Satire is always moralistic, right? In good satire, though we know the author's game from the outset, there is enough internal play of intuition (humor, usually) to make the experience satisfying. Still, even the best satirists seem to occupy an asterisked place in the pantheon.
There is also the phenonmenon of the writer who navigates questions of morality intuitively. That is, the narrative is not a slave to some predetermined moral point, but many a thought/incident/character are used to moralizing effect. This approach works by dint of sheer brainpower: the author arrives at conclusions that we could not have mustered on our own, and that even s/he would not have been able to offer at the outset, prior to the actual involvement with language, character, etc. Musil and Proust rule this realm.
Posted by: Mark | 04/26/2007 at 09:51 AM
"That is, the narrative is not a slave to some predetermined moral point, but many a thought/incident/character are used to moralizing effect."
I'm not sure I would call it "moralizing" effect. I think what you're describing would simply follow as "moral content" in the way Dewey uses the term.
Posted by: Dan Green | 04/26/2007 at 09:57 AM
"I think what you're describing would simply follow as "moral content" in the way Dewey uses the term."
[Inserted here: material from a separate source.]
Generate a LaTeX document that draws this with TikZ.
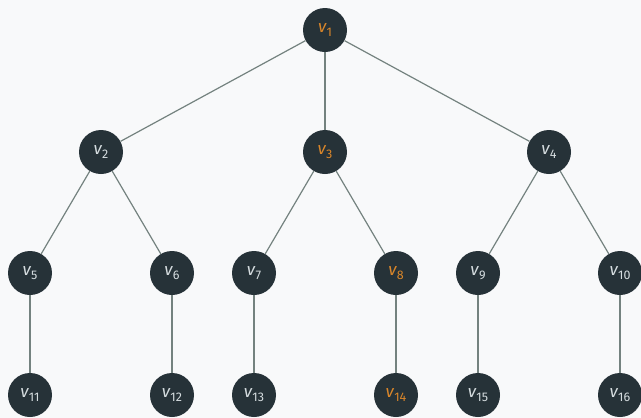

Yes, I guess you're right, though I have only your posts to go on--I haven't read Dewey. But still, with Musil in particular, the project is utterly dominated by "moral content" (characters are used exclusively to illustrate ideas) and yet it's an aesthetic thrill (rather than some set of life lessons) that he offers. I can't figure out why it doesn't feel tedious or didactic, except that he's just smarter and a better writer than virtually anyone else who has attempted to use prose fiction for similar purposes.